I won't write so much detail on this day's work since my mind was not totally on the job due to a splitting migraine and being on a (silly) juicing fast. I had to really deal with self -judgment and feelings of failure etc which always escalate to other depressive thoughts. Hey ho! Just get on with it. The group were very supportive.

To the left is a black and white photo, and above is my charcoal drawing. He always tells us to embrace the drips and blotches that come with the inking-in step, but I think this one's drips and splodges (eg under the bell) haven't quite added but rather detracted.

Steps were:

1- map out the composition from the real life set up, or checking your drawing (didn't quite get this bit)

2 - get the measuring right, with paintbrush, (I find this SO hard) particularly on large paper

3- start to map out darker areas with charcoal then very very very light wash indian ink (the water on the brush swooshes the charcoal around and makes it darker

4 - wait for paper to dry

5 - pick out lightest areas to encircle with white chalk

6 -start to work back in with charcoal and even black chalk to get more tone.

He also told me off for not leaving the oil can alone (tope right corner) and making it darker - I had wrongly assumed I needed to bring all objects to the same state of completion, ie depth of tone to match the darkness of the bell, BUT he taught me that actually areas of variation of finished-ness might be more what creates interest, if you see what I mean.

It was hard because you're not supposed to rub in the charcoal to create blending really.

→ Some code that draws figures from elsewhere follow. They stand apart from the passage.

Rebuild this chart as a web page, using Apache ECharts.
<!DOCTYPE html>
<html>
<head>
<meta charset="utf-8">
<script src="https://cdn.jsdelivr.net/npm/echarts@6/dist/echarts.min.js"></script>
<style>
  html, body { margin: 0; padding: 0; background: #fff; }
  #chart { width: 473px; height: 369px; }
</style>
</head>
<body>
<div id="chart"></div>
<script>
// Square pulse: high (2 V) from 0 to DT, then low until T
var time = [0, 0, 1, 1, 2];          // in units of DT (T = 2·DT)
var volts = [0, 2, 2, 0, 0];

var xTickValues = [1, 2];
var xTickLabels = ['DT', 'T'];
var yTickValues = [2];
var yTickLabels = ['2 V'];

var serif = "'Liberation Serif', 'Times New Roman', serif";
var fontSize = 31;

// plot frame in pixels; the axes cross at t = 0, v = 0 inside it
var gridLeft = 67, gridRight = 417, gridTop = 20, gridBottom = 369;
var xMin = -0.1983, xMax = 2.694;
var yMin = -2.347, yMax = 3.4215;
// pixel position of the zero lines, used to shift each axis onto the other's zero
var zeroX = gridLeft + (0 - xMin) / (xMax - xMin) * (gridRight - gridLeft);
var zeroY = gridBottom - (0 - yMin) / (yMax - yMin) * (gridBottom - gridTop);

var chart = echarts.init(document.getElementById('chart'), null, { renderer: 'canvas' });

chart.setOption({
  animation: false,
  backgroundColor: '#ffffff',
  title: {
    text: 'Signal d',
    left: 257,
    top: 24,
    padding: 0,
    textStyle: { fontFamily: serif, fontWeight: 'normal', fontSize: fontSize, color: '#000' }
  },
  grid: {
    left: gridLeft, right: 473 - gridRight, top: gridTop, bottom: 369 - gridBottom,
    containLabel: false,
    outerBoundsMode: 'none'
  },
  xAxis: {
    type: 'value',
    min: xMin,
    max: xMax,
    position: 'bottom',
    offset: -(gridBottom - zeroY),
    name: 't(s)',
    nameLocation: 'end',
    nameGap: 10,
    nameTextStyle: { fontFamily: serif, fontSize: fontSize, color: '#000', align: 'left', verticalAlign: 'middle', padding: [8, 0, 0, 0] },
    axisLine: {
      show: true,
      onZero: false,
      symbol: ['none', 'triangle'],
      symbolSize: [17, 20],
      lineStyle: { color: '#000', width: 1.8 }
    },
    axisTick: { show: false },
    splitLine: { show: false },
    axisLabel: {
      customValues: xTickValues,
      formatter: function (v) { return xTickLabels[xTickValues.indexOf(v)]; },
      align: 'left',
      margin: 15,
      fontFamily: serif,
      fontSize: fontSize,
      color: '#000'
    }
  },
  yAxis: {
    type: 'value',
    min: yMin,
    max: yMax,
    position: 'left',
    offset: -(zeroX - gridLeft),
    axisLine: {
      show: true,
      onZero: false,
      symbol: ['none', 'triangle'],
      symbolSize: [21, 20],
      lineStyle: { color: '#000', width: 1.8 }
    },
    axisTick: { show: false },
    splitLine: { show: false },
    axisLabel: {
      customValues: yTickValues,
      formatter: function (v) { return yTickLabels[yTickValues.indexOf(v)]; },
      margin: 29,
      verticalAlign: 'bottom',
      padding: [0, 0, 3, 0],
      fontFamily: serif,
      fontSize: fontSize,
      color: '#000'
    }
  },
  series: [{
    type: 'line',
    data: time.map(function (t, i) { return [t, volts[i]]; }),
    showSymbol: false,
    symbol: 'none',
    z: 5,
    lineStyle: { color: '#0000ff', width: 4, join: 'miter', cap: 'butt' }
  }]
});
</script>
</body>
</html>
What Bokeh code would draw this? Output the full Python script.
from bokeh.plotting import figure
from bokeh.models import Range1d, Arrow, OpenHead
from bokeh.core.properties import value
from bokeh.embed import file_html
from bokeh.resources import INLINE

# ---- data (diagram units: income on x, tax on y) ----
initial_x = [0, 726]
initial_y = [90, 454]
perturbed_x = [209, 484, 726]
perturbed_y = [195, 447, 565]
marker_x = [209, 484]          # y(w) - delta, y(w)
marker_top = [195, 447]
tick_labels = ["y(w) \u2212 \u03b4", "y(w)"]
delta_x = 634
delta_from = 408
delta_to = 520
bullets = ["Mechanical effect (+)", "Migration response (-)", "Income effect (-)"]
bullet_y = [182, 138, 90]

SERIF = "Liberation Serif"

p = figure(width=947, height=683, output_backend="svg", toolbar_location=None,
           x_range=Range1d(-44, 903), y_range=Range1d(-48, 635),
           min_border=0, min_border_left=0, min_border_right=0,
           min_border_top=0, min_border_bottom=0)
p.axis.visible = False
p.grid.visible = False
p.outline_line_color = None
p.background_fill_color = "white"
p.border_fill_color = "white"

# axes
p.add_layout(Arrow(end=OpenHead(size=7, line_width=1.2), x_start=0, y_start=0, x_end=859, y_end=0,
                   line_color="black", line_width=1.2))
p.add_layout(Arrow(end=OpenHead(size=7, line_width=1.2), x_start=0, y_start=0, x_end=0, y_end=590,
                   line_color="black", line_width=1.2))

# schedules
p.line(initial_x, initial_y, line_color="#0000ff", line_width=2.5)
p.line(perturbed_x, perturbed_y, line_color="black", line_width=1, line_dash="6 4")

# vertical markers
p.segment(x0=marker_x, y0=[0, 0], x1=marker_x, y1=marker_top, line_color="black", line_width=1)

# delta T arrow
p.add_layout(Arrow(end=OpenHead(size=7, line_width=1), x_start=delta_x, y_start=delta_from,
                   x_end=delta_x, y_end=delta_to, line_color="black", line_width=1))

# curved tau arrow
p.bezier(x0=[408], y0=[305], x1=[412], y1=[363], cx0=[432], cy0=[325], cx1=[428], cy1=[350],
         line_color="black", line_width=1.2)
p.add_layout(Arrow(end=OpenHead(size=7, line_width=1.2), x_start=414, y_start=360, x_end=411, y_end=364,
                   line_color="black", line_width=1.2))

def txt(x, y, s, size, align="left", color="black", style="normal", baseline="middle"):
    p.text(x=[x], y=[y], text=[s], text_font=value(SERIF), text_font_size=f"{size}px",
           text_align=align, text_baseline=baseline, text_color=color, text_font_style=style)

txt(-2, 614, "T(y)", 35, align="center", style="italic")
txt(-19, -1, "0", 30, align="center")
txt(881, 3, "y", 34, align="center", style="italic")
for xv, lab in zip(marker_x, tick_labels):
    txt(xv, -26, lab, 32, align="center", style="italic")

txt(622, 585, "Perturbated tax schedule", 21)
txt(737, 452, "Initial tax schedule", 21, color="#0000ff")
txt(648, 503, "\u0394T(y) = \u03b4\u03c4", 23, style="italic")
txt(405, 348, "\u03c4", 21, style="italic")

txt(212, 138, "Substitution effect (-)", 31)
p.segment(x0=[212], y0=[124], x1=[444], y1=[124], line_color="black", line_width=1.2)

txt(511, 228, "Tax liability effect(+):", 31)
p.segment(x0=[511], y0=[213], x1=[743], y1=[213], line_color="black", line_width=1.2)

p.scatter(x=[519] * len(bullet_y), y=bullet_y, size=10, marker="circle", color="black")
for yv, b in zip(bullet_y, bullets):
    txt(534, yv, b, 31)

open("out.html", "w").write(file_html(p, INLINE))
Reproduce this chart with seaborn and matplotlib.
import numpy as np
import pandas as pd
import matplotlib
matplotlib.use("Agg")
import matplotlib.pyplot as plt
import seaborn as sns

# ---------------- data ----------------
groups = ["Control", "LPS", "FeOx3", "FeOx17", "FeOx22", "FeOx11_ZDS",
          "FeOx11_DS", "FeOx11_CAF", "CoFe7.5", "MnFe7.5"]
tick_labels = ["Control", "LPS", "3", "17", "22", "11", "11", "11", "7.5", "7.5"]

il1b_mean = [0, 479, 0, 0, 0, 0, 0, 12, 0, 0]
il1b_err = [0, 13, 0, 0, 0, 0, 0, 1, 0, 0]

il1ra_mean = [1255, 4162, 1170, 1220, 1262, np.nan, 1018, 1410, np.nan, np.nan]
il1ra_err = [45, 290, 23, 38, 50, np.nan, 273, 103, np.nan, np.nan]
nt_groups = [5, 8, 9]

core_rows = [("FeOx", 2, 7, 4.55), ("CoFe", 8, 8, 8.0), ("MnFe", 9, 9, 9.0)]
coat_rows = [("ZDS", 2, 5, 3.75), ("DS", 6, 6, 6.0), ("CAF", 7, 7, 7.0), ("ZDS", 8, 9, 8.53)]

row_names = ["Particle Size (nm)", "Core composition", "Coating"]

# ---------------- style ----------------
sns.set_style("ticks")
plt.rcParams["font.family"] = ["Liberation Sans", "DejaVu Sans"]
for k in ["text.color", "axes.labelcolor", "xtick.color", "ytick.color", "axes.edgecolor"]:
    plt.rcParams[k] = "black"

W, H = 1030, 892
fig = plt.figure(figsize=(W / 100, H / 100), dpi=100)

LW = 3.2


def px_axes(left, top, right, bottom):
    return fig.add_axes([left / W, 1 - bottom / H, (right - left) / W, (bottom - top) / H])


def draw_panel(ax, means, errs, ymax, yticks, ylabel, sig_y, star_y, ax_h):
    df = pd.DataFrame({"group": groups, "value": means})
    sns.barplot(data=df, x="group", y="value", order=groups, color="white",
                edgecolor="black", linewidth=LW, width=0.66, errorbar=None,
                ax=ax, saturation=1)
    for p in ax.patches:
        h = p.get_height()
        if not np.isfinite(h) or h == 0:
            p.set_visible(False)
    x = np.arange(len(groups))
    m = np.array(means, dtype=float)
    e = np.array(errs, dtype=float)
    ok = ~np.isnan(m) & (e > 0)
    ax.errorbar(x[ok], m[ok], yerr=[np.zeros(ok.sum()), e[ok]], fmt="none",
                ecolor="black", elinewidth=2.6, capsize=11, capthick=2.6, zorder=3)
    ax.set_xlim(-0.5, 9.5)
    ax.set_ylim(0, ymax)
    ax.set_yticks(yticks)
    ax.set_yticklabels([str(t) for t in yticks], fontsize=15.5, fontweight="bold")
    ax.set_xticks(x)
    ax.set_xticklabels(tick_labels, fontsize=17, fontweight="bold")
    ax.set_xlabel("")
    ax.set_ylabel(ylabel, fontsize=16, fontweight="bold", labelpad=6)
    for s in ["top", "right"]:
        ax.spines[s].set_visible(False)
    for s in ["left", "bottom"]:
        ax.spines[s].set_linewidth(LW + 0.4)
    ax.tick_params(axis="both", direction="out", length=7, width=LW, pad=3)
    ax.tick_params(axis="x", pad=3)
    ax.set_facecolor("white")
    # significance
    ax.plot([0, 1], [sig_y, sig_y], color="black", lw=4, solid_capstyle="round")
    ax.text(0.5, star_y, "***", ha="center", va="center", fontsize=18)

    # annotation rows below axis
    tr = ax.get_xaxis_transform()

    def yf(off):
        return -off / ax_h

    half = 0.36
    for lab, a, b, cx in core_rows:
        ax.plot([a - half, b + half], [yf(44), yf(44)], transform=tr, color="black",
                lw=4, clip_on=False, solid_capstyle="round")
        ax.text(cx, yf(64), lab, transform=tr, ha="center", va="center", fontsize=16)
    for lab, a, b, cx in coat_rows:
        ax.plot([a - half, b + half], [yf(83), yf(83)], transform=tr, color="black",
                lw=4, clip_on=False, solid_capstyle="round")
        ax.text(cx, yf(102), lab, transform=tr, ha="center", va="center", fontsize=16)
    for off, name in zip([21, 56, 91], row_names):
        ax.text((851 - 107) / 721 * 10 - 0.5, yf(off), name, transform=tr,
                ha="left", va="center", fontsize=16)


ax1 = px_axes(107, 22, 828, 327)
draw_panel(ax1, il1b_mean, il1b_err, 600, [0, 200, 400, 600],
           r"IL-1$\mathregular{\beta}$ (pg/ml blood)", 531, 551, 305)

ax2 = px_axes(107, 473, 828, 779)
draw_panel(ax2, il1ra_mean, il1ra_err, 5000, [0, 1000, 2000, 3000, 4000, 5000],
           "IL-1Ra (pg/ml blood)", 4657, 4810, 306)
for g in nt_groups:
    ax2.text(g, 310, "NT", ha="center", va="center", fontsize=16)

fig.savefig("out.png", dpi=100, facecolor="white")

Also, I wished I'd used the ink more carefully and sparingly. This can really add to the stylistic authenticity if used well.

For example - I am obsessed with my colleague Bridget's jug below :

and look at this one! They both feel so self-assured...

I feel I ought to practice at home this week, I feel I'm falling behind!! Not enough time though. I wonder what's we'll do next week.

Meanwhile I'm reading previous City Lit's students' blogs of the same course at the same time.